In the experiment, Dalle E generated images with different senses of nouns or with multiple senses at once or separating a word representing two different objects, clearly exposing the semantic leakage of properties between the entities. For example, for inputs like a seal, it generates an image with a living seal with a sealed cover. And for the prompt, 'a bat is flying over a baseball stadium', it generated an image with a wooden bat and a living bat flying across the baseball stadium. For a prompt like Goldfish, the output had images with gold and fish as two separate entities. The Dalle E art goes nuts with homonyms.
The researchers are of opinion that as the complexity of the model increases, the models get more vulnerable to semantic discrepancies and this tendency is found among all the CLIP-guided diffusion models. The downsized models such as DALL-E Mini commit fewer errors compared to their larger siblings. Stable Diffusion, a similar text-to-image generator, the paper mentions, also commit less of such errors because it doesn't follow the prompts. The researchers assume that Dalle E mini and Stable-diffusion can avoid errors only because they do not follow prompts and hence the output is only relatively better. Only when scale, model architecture, and concept leakage are studied in their relational terms, the model's efficiency can be estimated accurately.

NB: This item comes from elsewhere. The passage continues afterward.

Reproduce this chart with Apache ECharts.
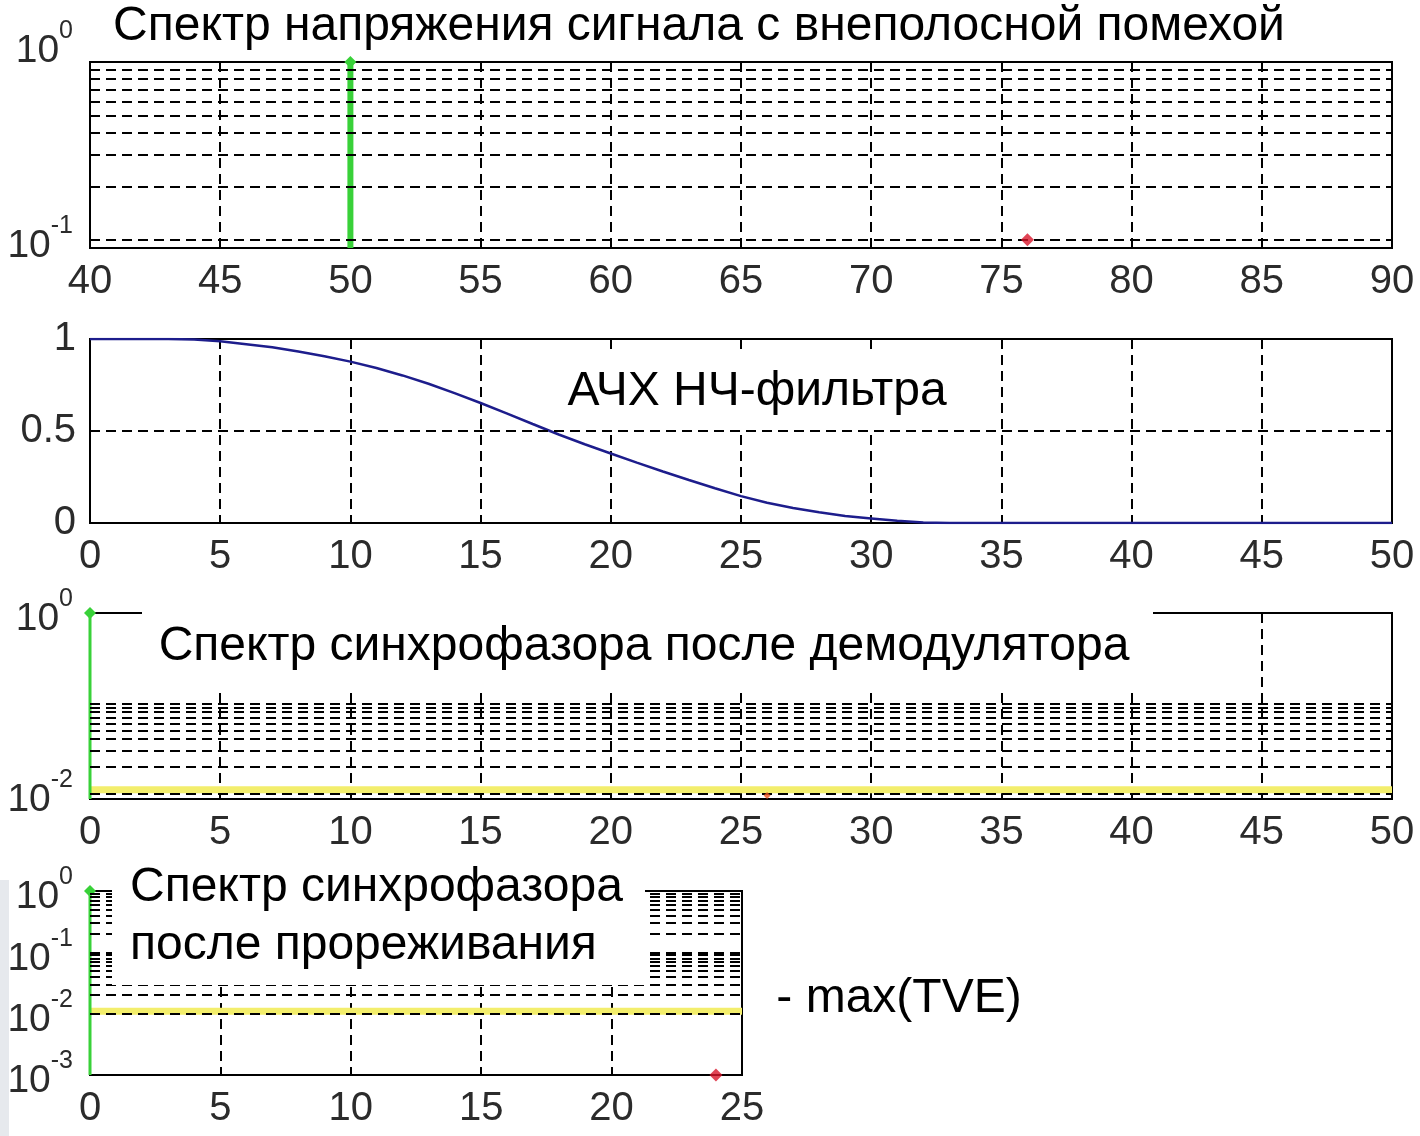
<!DOCTYPE html>
<html>
<head>
<meta charset="utf-8">
<script src="https://cdn.jsdelivr.net/npm/echarts@6/dist/echarts.min.js"></script>
<style>
  html, body { margin: 0; padding: 0; background: #fff; }
  #chart { width: 1420px; height: 1136px; }
</style>
</head>
<body>
<div id="chart"></div>
<script>
// ---- Panel 1: voltage spectrum with out-of-band interference (log scale) ----
const SPEC_FREQ = [50, 76];
const SPEC_AMP = [1, 0.1];
const SPEC_X_TICKS = [40, 45, 50, 55, 60, 65, 70, 75, 80, 85, 90];
const SPEC_Y_RANGE = [0.09, 1];
const SPEC_GRID_Y = [0.1, 0.2, 0.3, 0.4, 0.5, 0.6, 0.7, 0.8, 0.9];
const SPEC_Y_EXP = [-1, 0];

// ---- Panel 2: low-pass filter magnitude response ----
const LPF_FREQ = [0, 1, 2, 3, 4, 5, 6, 7, 8, 9, 10, 11, 12, 13, 14, 15, 16, 17, 18, 19, 20,
  21, 22, 23, 24, 25, 26, 27, 28, 29, 30, 31, 32, 33, 34, 35, 36, 37, 38, 39, 40,
  41, 42, 43, 44, 45, 46, 47, 48, 49, 50];
const LPF_GAIN = [1, 1, 1, 1, 0.997, 0.988, 0.972, 0.955, 0.932, 0.906, 0.877,
  0.842, 0.802, 0.757, 0.706, 0.652, 0.596, 0.538, 0.481, 0.428, 0.378,
  0.328, 0.280, 0.234, 0.189, 0.146, 0.110, 0.082, 0.058, 0.038, 0.025,
  0.012, 0.003, 0, 0, 0, 0, 0, 0, 0, 0,
  0, 0, 0, 0, 0, 0, 0, 0, 0, 0];
const LPF_GRID_Y = [0.5];

// ---- Panel 3: synchrophasor spectrum after the demodulator ----
const DEMOD_FREQ = [0, 26];
const DEMOD_AMP = [1, 0.0095];
const DEMOD_Y_RANGE = [0.0087, 1];
const DEMOD_GRID_Y = [0.01, 0.02, 0.03, 0.04, 0.05, 0.06, 0.07, 0.08, 0.09, 0.1];
const DEMOD_Y_EXP = [-2, 0];

// ---- Panel 4: synchrophasor spectrum after decimation ----
const DEC_FREQ = [0, 24];
const DEC_AMP = [1, 0.001];
const DEC_Y_RANGE = [0.001, 1];
const DEC_GRID_Y = [0.002, 0.003, 0.004, 0.005, 0.006, 0.007, 0.008, 0.009, 0.01,
  0.02, 0.03, 0.04, 0.05, 0.06, 0.07, 0.08, 0.09, 0.1,
  0.2, 0.3, 0.4, 0.5, 0.6, 0.7, 0.8, 0.9];
const DEC_Y_EXP = [-3, -2, -1, 0];

// Threshold level (max TVE) drawn in panels 3 and 4
const TVE_MAX = 0.011;

// ---- styling ----
const FONT = '"Liberation Sans", Arial, sans-serif';
const TICK_COLOR = '#2b2b2b';
const DASH = [10, 6];
const GREEN = '#39d139';
const RED = '#d8152a';
const YELLOW = '#f3ee6c';
const BLUE = '#1d1d8c';
const NOTE_SIZE = 48;

const chart = echarts.init(document.getElementById('chart'), null, { renderer: 'canvas' });

const frames = [
  { left: 90, top: 62, width: 1302, height: 186 },
  { left: 90, top: 339, width: 1302, height: 184 },
  { left: 90, top: 613, width: 1302, height: 186 },
  { left: 90, top: 891, width: 652, height: 184 }
];

const richLog = {
  b: { fontSize: 39, lineHeight: 52, verticalAlign: 'bottom', fontFamily: FONT, color: TICK_COLOR },
  s: { fontSize: 25, lineHeight: 25, verticalAlign: 'top', fontFamily: FONT, color: TICK_COLOR },
  gap: { fontSize: 1, lineHeight: 34 }
};

// decade labels 10^k, only for the exponents listed
function logFormatter(exps, raisedExp) {
  return function (v) {
    const l = Math.log10(v);
    const e = Math.round(l);
    if (Math.abs(l - e) > 1e-6 || exps.indexOf(e) < 0) return '';
    const t = '{b|10}{s|' + e + '}';
    return e === raisedExp ? t + '\n{gap|}' : t;
  };
}

function xAxis(idx, min, max) {
  return {
    type: 'value', gridIndex: idx, min: min, max: max, interval: 5,
    axisLine: { show: true, onZero: false, lineStyle: { color: '#000', width: 2 } },
    axisTick: { show: true, inside: true, length: 7, lineStyle: { color: '#000', width: 2 } },
    axisLabel: { margin: 14, fontSize: 40, fontFamily: FONT, color: TICK_COLOR },
    splitLine: { show: true, lineStyle: { color: '#000', type: DASH, width: 2 } }
  };
}

function logYAxis(idx, range, exps, raisedExp) {
  return {
    type: 'log', logBase: 10, gridIndex: idx, min: range[0], max: range[1],
    axisLine: { show: true, lineStyle: { color: '#000', width: 2 } },
    axisTick: { show: false },
    splitLine: { show: false },
    axisLabel: { margin: 17, formatter: logFormatter(exps, raisedExp), rich: richLog }
  };
}

// horizontal grid lines placed through the y scale
function hGrid(idx, values) {
  return {
    type: 'line', xAxisIndex: idx, yAxisIndex: idx, data: [], z: 1, silent: true,
    markLine: {
      silent: true, animation: false, symbol: ['none', 'none'],
      label: { show: false },
      emphasis: { disabled: true },
      lineStyle: { color: '#000', type: DASH, width: 2 },
      data: values.map(v => ({ yAxis: v }))
    }
  };
}

// vertical stem from the axis floor up to the value, diamond marker at the tip
function stem(idx, x, y, floor, color, width) {
  return {
    type: 'line', xAxisIndex: idx, yAxisIndex: idx, z: 4, silent: true,
    symbol: 'diamond', symbolSize: 12, showSymbol: true,
    itemStyle: { color: color },
    lineStyle: { color: color, width: width },
    data: [{ value: [x, floor], symbol: 'none' }, { value: [x, y] }]
  };
}

function point(idx, x, y, color, size) {
  return {
    type: 'scatter', xAxisIndex: idx, yAxisIndex: idx, z: 6, silent: true,
    symbol: 'diamond', symbolSize: size, clip: false,
    itemStyle: { color: color },
    data: [[x, y]]
  };
}

function level(idx, x0, x1, y) {
  return {
    type: 'line', xAxisIndex: idx, yAxisIndex: idx, z: 3, silent: true,
    symbol: 'none',
    lineStyle: { color: YELLOW, width: 7 },
    data: [[x0, y], [x1, y]]
  };
}

function label(text, x, y, align) {
  return {
    type: 'text', z: 101, silent: true,
    style: {
      text: text, x: x, y: y, fill: '#000',
      font: NOTE_SIZE + 'px ' + FONT,
      align: align || 'center', verticalAlign: 'middle',
      textAlign: align || 'center', textVerticalAlign: 'middle'
    }
  };
}

function whiteBox(x, y, w, h) {
  return { type: 'rect', z: 100, silent: true, shape: { x: x, y: y, width: w, height: h }, style: { fill: '#fff' } };
}

const option = {
  animation: false,
  backgroundColor: '#fff',
  grid: frames.map(f => Object.assign({ show: true, borderColor: '#000', borderWidth: 2, backgroundColor: 'transparent' }, f)),
  xAxis: [
    xAxis(0, SPEC_X_TICKS[0], SPEC_X_TICKS[SPEC_X_TICKS.length - 1]),
    xAxis(1, LPF_FREQ[0], LPF_FREQ[LPF_FREQ.length - 1]),
    xAxis(2, 0, 50),
    xAxis(3, 0, 25)
  ],
  yAxis: [
    logYAxis(0, SPEC_Y_RANGE, SPEC_Y_EXP, 0),
    {
      type: 'value', gridIndex: 1, min: 0, max: 1, interval: 0.5,
      axisLine: { show: true, lineStyle: { color: '#000', width: 2 } },
      axisTick: { show: true, inside: true, length: 7, lineStyle: { color: '#000', width: 2 } },
      splitLine: { show: false },
      axisLabel: { margin: 14, fontSize: 40, fontFamily: FONT, color: TICK_COLOR }
    },
    logYAxis(2, DEMOD_Y_RANGE, DEMOD_Y_EXP, null),
    logYAxis(3, DEC_Y_RANGE, DEC_Y_EXP, null)
  ],
  series: [
    // panel 1
    hGrid(0, SPEC_GRID_Y),
    stem(0, SPEC_FREQ[0], SPEC_AMP[0], SPEC_Y_RANGE[0], GREEN, 6),
    point(0, SPEC_FREQ[1], SPEC_AMP[1], RED, 13),
    // panel 2
    hGrid(1, LPF_GRID_Y),
    {
      type: 'line', xAxisIndex: 1, yAxisIndex: 1, z: 4, silent: true,
      symbol: 'none', lineStyle: { color: BLUE, width: 2.5 },
      data: LPF_FREQ.map((f, i) => [f, LPF_GAIN[i]])
    },
    // panel 3
    hGrid(2, DEMOD_GRID_Y),
    level(2, 0, 50, TVE_MAX),
    point(2, DEMOD_FREQ[1], DEMOD_AMP[1], '#ee5522', 7),
    stem(2, DEMOD_FREQ[0], DEMOD_AMP[0], DEMOD_Y_RANGE[0], GREEN, 3),
    // panel 4
    hGrid(3, DEC_GRID_Y),
    level(3, 0, 25, TVE_MAX),
    point(3, DEC_FREQ[1], DEC_AMP[1], RED, 13),
    stem(3, DEC_FREQ[0], DEC_AMP[0], DEC_Y_RANGE[0], GREEN, 3)
  ],
  graphic: [
    { type: 'rect', z: 99, silent: true, shape: { x: 0, y: 880, width: 9, height: 256 }, style: { fill: '#e6e9ed' } },
    label('Спектр напряжения сигнала с внеполосной помехой', 699, 27),
    whiteBox(553, 352, 407, 78),
    label('АЧХ НЧ-фильтра', 757, 392),
    whiteBox(142, 598, 1011, 89),
    label('Спектр синхрофазора после демодулятора', 644, 647),
    whiteBox(112, 862, 533, 123),
    label('Спектр синхрофазора', 130, 888, 'left'),
    label('после прореживания', 130, 946, 'left'),
    label('- max(TVE)', 899, 999)
  ]
};

chart.setOption(option);
</script>
</body>
</html>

Explaining the manifestation of the inductive bias as second-order effects, the paper mentions that Dalle E2 falls for duplication even when a hypernym or an implicit description of a modifier word is used. The results, and their implications, the researchers say, uncover the linguistic shortcomings of Dalle E2 making way for research not just in case of text to image generating models but also for text encoding, generative models, or both.